The President’s proposal for the establishment of ranches in Benue may, on the surface, offer a compelling solution, if implemented to the letter. Yet, one must ask: do the Fulani herders, whose traditions are steeped in nomadism, truly subscribe to the sedentary discipline of ranching? When the pulse of their identity beats with the rhythm of open skies and untamed paths, from the savannahs of the north to the forests of the south, is it realistic to expect them to abandon the liberty of movement for fenced pastures? Their age-old impulse is not to settle, but to roam, to conquer where the terrain allows, and to assert presence wherever pasture beckons.
Benue State must draw inspiration from regional security outfits such as Amotekun in the Southwest and the Eastern Security Network (ESN) in the Southeast, as a necessary complement to whatever protection the federal government can offer her people and land.
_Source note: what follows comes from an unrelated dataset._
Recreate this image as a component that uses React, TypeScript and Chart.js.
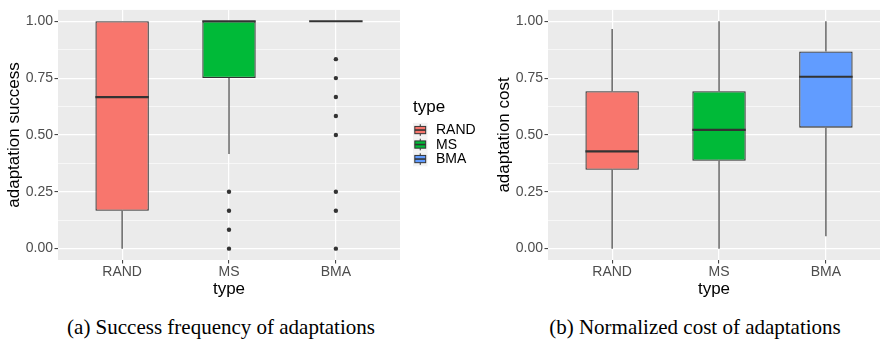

The state can harness President Bola Tinubu’s Forest Guards initiative or activate state-recognised vigilante groups to safeguard its expanse from the mounting carnage spreading across its vast terrain.
Sole reliance on the armed forces and the police may no longer be viable, given the dire straits in which the nation currently finds itself. As General Theophilus Danjuma recently warned, self-help may well be the only recourse in the face of the barbaric massacres witnessed in Yelwata and other parts of Benue—and beyond.